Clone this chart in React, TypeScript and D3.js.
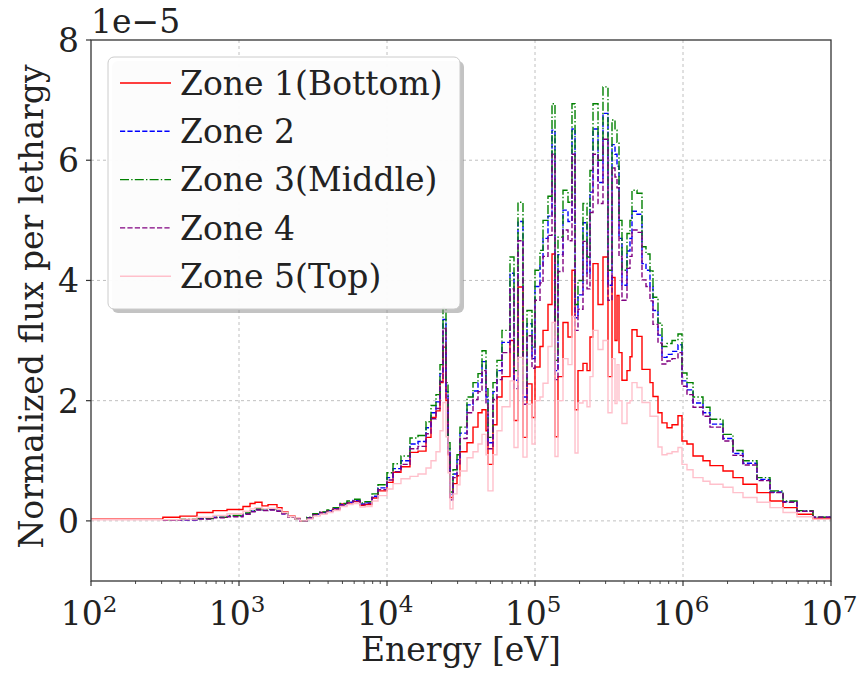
import React from 'react';
import * as d3 from 'd3';

// Energy group boundaries [eV]
const energyEdges = [
  100, 306, 399, 520, 667, 830, 1064, 1187, 1283, 1430,
  1571, 1806, 1953, 2143, 2390, 2584, 2881, 3162, 3526, 3932,
  4317, 4814, 5368, 5893, 6572, 7102, 7920, 8695, 10000, 10980,
  12430, 14300, 16200, 18350, 19830, 21430, 22810, 23900, 25040, 25840,
  26660, 27920, 29720, 31130, 34720, 38120, 41200, 43850, 46660, 48130,
  52020, 55350, 59840, 67780, 72120, 76750, 82970, 88290, 95440, 100000,
  108100, 113300, 122400, 130300, 136500, 143000, 154600, 167100, 177800, 186400,
  195200, 211000, 224600, 235300, 246600, 266600, 288000, 311300, 331400, 347200,
  358200, 369500, 387000, 418400, 438400, 452200, 488900, 528400, 562300, 598400,
  627000, 677800, 721200, 779800, 843000, 925000, 984400, 1064000, 1169000, 1365000,
  1522000, 1864000, 2177000, 2543000, 3162000, 3871000, 4741000, 5893000, 7554000, 10000000,
];

// Normalized flux per lethargy, in units of 1e-5 (null = not plotted)
const zone1 = [
  0.03, 0.06, 0.08, 0.14, 0.17, 0.19, 0.24, 0.29, 0.31, 0.25,
  0.27, 0.22, 0.15, 0.08, 0.04, 0.00, 0.05, 0.11, 0.14, 0.17,
  0.20, 0.28, 0.30, 0.32, 0.26, 0.27, 0.38, 0.50, 0.64, 0.81,
  0.90, 1.14, 1.16, 1.39, 1.72, 1.83, 2.30, 2.89, 2.00, 1.10,
  0.39, 0.62, 0.75, 1.15, 1.30, 1.56, 1.80, 1.85, 1.50, 0.94,
  1.60, 2.06, 2.40, 3.00, 1.67, 3.89, 1.39, 2.28, 1.72, 2.56,
  2.90, 3.17, 3.60, 4.44, 1.40, 2.40, 3.30, 3.06, 4.17, 1.85,
  2.50, 2.62, 2.50, 3.06, 4.28, 3.60, 4.39, 2.40, 4.05, 3.00,
  3.75, 2.80, 2.34, 2.50, 2.73, 3.18, 3.07, 2.52, 2.52, 2.30,
  2.07, 1.80, 1.63, 1.55, 1.60, 1.75, 1.33, 1.28, 1.08, 1.00,
  0.92, 0.83, 0.72, 0.61, 0.47, 0.33, 0.22, 0.11, 0.04,
];
const zone2 = [
  null, 0.01, 0.02, 0.04, 0.06, 0.08, 0.12, 0.16, 0.19, 0.18,
  0.19, 0.17, 0.12, 0.07, 0.03, 0.00, 0.05, 0.11, 0.14, 0.17,
  0.21, 0.27, 0.31, 0.34, 0.28, 0.30, 0.41, 0.55, 0.72, 0.87,
  1.00, 1.28, 1.32, 1.55, 1.80, 1.98, 2.45, 3.35, 2.15, 1.20,
  0.44, 0.78, 1.02, 1.46, 1.93, 2.16, 2.30, 2.65, 2.06, 1.30,
  2.15, 2.50, 2.97, 4.12, 2.34, 4.98, 2.06, 3.28, 2.70, 3.90,
  4.25, 4.70, 5.07, 6.50, 2.50, 4.43, 5.17, 4.98, 6.52, 3.38,
  3.76, 4.96, 4.12, 5.47, 6.52, 5.63, 6.78, 3.92, 6.26, 6.10,
  5.90, 4.70, 3.92, 4.49, 4.70, 5.15, 5.10, 4.28, 4.17, 3.90,
  3.50, 3.09, 2.72, 2.77, 2.82, 2.93, 2.33, 2.18, 1.96, 1.80,
  1.61, 1.37, 1.12, 0.96, 0.69, 0.48, 0.32, 0.16, 0.06,
];
const zone3 = [
  null, 0.02, 0.03, 0.04, 0.06, 0.09, 0.13, 0.17, 0.20, 0.19,
  0.20, 0.18, 0.13, 0.07, 0.03, 0.00, 0.06, 0.12, 0.15, 0.18,
  0.22, 0.29, 0.33, 0.36, 0.30, 0.32, 0.45, 0.60, 0.80, 0.95,
  1.08, 1.38, 1.42, 1.65, 1.92, 2.10, 2.60, 3.55, 2.30, 1.30,
  0.48, 0.85, 1.10, 1.56, 2.06, 2.30, 2.45, 2.83, 2.20, 1.39,
  2.30, 2.67, 3.17, 4.39, 2.50, 5.30, 2.20, 3.50, 2.89, 4.17,
  4.50, 5.00, 5.40, 6.94, 2.67, 4.72, 5.50, 5.30, 6.94, 3.60,
  4.00, 5.28, 4.39, 5.83, 6.94, 6.00, 7.22, 4.17, 6.67, 6.50,
  6.30, 5.00, 4.17, 4.78, 5.00, 5.50, 5.45, 4.56, 4.44, 4.16,
  3.72, 3.29, 2.90, 2.95, 3.00, 3.11, 2.46, 2.30, 2.06, 1.89,
  1.69, 1.44, 1.17, 1.00, 0.72, 0.50, 0.33, 0.17, 0.06,
];
const zone4 = [
  null, 0.01, 0.02, 0.03, 0.05, 0.07, 0.11, 0.15, 0.18, 0.17,
  0.18, 0.16, 0.12, 0.06, 0.03, 0.00, 0.05, 0.10, 0.13, 0.16,
  0.20, 0.26, 0.30, 0.33, 0.27, 0.29, 0.39, 0.52, 0.68, 0.82,
  0.94, 1.20, 1.24, 1.45, 1.70, 1.87, 2.32, 3.20, 2.03, 1.13,
  0.35, 0.72, 0.95, 1.37, 1.80, 2.02, 2.15, 2.50, 1.93, 1.20,
  2.02, 2.35, 2.80, 3.86, 2.20, 4.66, 1.94, 3.08, 2.54, 3.67,
  3.96, 4.40, 4.75, 6.10, 2.35, 4.15, 4.84, 4.66, 6.10, 3.17,
  3.52, 4.65, 3.86, 5.13, 6.10, 5.28, 6.35, 3.67, 5.87, 5.72,
  5.54, 4.40, 3.67, 4.20, 4.40, 4.84, 4.80, 4.01, 3.90, 3.66,
  3.27, 2.96, 2.61, 2.66, 2.70, 2.80, 2.24, 2.10, 1.89, 1.74,
  1.56, 1.33, 1.09, 0.93, 0.67, 0.47, 0.31, 0.16, 0.06,
];
const zone5 = [
  0.02, 0.02, 0.03, 0.06, 0.09, 0.12, 0.16, 0.20, 0.22, 0.20,
  0.21, 0.19, 0.14, 0.07, 0.03, 0.00, 0.03, 0.08, 0.11, 0.14,
  0.17, 0.24, 0.27, 0.29, 0.23, 0.24, 0.33, 0.42, 0.53, 0.62,
  0.70, 0.74, 0.78, 0.88, 1.00, 1.15, 1.50, 1.97, 1.40, 0.80,
  0.20, 0.45, 0.60, 0.83, 1.05, 1.15, 1.28, 1.44, 1.10, 0.50,
  1.10, 1.50, 1.90, 2.33, 1.22, 2.72, 1.06, 1.94, 1.28, 2.00,
  2.06, 2.29, 2.90, 3.30, 1.07, 2.00, 2.70, 2.60, 3.40, 1.13,
  1.96, 2.00, 1.90, 2.40, 3.17, 2.85, 3.00, 1.80, 2.70, 1.95,
  2.60, 2.00, 1.62, 1.96, 2.00, 2.30, 2.22, 1.97, 1.97, 1.74,
  1.74, 1.23, 1.10, 1.12, 1.15, 1.22, 0.94, 0.85, 0.72, 0.66,
  0.61, 0.56, 0.47, 0.39, 0.31, 0.22, 0.14, 0.07, 0.03,
];

const zoneNames = ['Zone 1(Bottom)', 'Zone 2', 'Zone 3(Middle)', 'Zone 4', 'Zone 5(Top)'];
const zoneColors = ['red', 'blue', 'green', 'purple', 'pink'];
const zoneDash = ['none', '5.2,2.2', '9,2.2,1.4,2.2', '5.2,2.2', 'none'];
const yTicks = [0, 2, 4, 6, 8];
const xDecades = [2, 3, 4, 5, 6, 7];
const FONT = 'DejaVu Serif';

export default function App() {
  const W = 864, H = 677;
  const left = 91, right = 831, top = 40, bottom = 581;
  const x = d3.scaleLog().domain([1e2, 1e7]).range([left, right]);
  const y = d3.scaleLinear().domain([-1, 8]).range([bottom, top]);
  const series = [zone1, zone2, zone3, zone4, zone5];
  const line = d3.line<[number, number | null]>()
    .defined(d => d[1] !== null)
    .x(d => x(d[0]))
    .y(d => y(d[1] as number))
    .curve(d3.curveStepAfter);
  const toPts = (vals: (number | null)[]): [number, number | null][] =>
    energyEdges.map((e, i) => [e, vals[Math.min(i, vals.length - 1)]] as [number, number | null]);

  const minor: number[] = [];
  xDecades.slice(0, -1).forEach(k => {
    for (let m = 2; m <= 9; m++) minor.push(m * Math.pow(10, k));
  });

  const fs = 33;
  const legX = 108, legY = 57, legW = 352, legH = 252, rowH = 48.3;

  return (
    <svg width={W} height={H} style={{ position: 'absolute', left: 0, top: 0, background: 'white' }}
      fontFamily={FONT}>
      <defs>
        <clipPath id="plotclip">
          <rect x={left} y={top} width={right - left} height={bottom - top} />
        </clipPath>
      </defs>
      <rect x={0} y={0} width={W} height={H} fill="white" />
      {/* grid */}
      {xDecades.slice(1, -1).map(k => (
        <line key={'gx' + k} x1={x(Math.pow(10, k))} x2={x(Math.pow(10, k))} y1={top} y2={bottom}
          stroke="#b0b0b0" strokeWidth={0.8} strokeDasharray="3,3" />
      ))}
      {yTicks.slice(0, -1).map(t => (
        <line key={'gy' + t} x1={left} x2={right} y1={y(t)} y2={y(t)}
          stroke="#b0b0b0" strokeWidth={0.8} strokeDasharray="3,3" />
      ))}
      {/* series */}
      <g clipPath="url(#plotclip)">
        {series.map((s, i) => (
          <path key={'s' + i} d={line(toPts(s)) || ''} fill="none" stroke={zoneColors[i]}
            strokeWidth={1.4} strokeDasharray={zoneDash[i]} />
        ))}
      </g>
      {/* frame */}
      <rect x={left} y={top} width={right - left} height={bottom - top} fill="none" stroke="#333" strokeWidth={1.3} />
      {/* y ticks */}
      {yTicks.map(t => (
        <g key={'yt' + t}>
          <line x1={left - 5} x2={left} y1={y(t)} y2={y(t)} stroke="#333" strokeWidth={1.2} />
          <text x={left - 12} y={y(t)} dy="0.36em" textAnchor="end" fontSize={fs} fill="#222">{t}</text>
        </g>
      ))}
      {/* x ticks */}
      {xDecades.map(k => (
        <g key={'xt' + k}>
          <line x1={x(Math.pow(10, k))} x2={x(Math.pow(10, k))} y1={bottom} y2={bottom + 5} stroke="#333" strokeWidth={1.2} />
          <text x={x(Math.pow(10, k)) - 2} y={625} textAnchor="middle" fontSize={fs} fill="#222">
            10<tspan dy={-13} fontSize={23}>{k}</tspan>
          </text>
        </g>
      ))}
      {minor.map(v => (
        <line key={'mn' + v} x1={x(v)} x2={x(v)} y1={bottom} y2={bottom + 3} stroke="#333" strokeWidth={0.9} />
      ))}
      {/* offset label */}
      <text x={left} y={33} fontSize={fs} fill="#222">1e−5</text>
      {/* axis labels */}
      <text x={(left + right) / 2} y={661} textAnchor="middle" fontSize={fs} fill="#222">Energy [eV]</text>
      <text transform={`translate(43,${(top + bottom) / 2 - 4}) rotate(-90)`} textAnchor="middle" fontSize={fs} fill="#222">
        Normalized flux per lethargy
      </text>
      {/* legend */}
      <rect x={legX + 4} y={legY + 4} width={legW} height={legH} rx={6} fill="#888" opacity={0.5} />
      <rect x={legX} y={legY} width={legW} height={legH} rx={6} fill="white" fillOpacity={0.95} stroke="#cccccc" strokeWidth={1} />
      {zoneNames.map((n, i) => {
        const cy = legY + 26 + i * rowH;
        return (
          <g key={'lg' + i}>
            <line x1={legX + 12} x2={legX + 63} y1={cy} y2={cy} stroke={zoneColors[i]} strokeWidth={1.4}
              strokeDasharray={zoneDash[i]} />
            <text x={legX + 72} y={cy} dy="0.36em" fontSize={fs} fill="#222">{n}</text>
          </g>
        );
      })}
    </svg>
  );
}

* [TASK BRIEF]: Every line from the top of the material above through the line with "import * as d3 from 'd3';" should be duplicated exactly, please; leave out the pictures.

* [THE COMPLETED TASK]:
Clone this chart in React, TypeScript and D3.js.
import React from 'react';
import * as d3 from 'd3';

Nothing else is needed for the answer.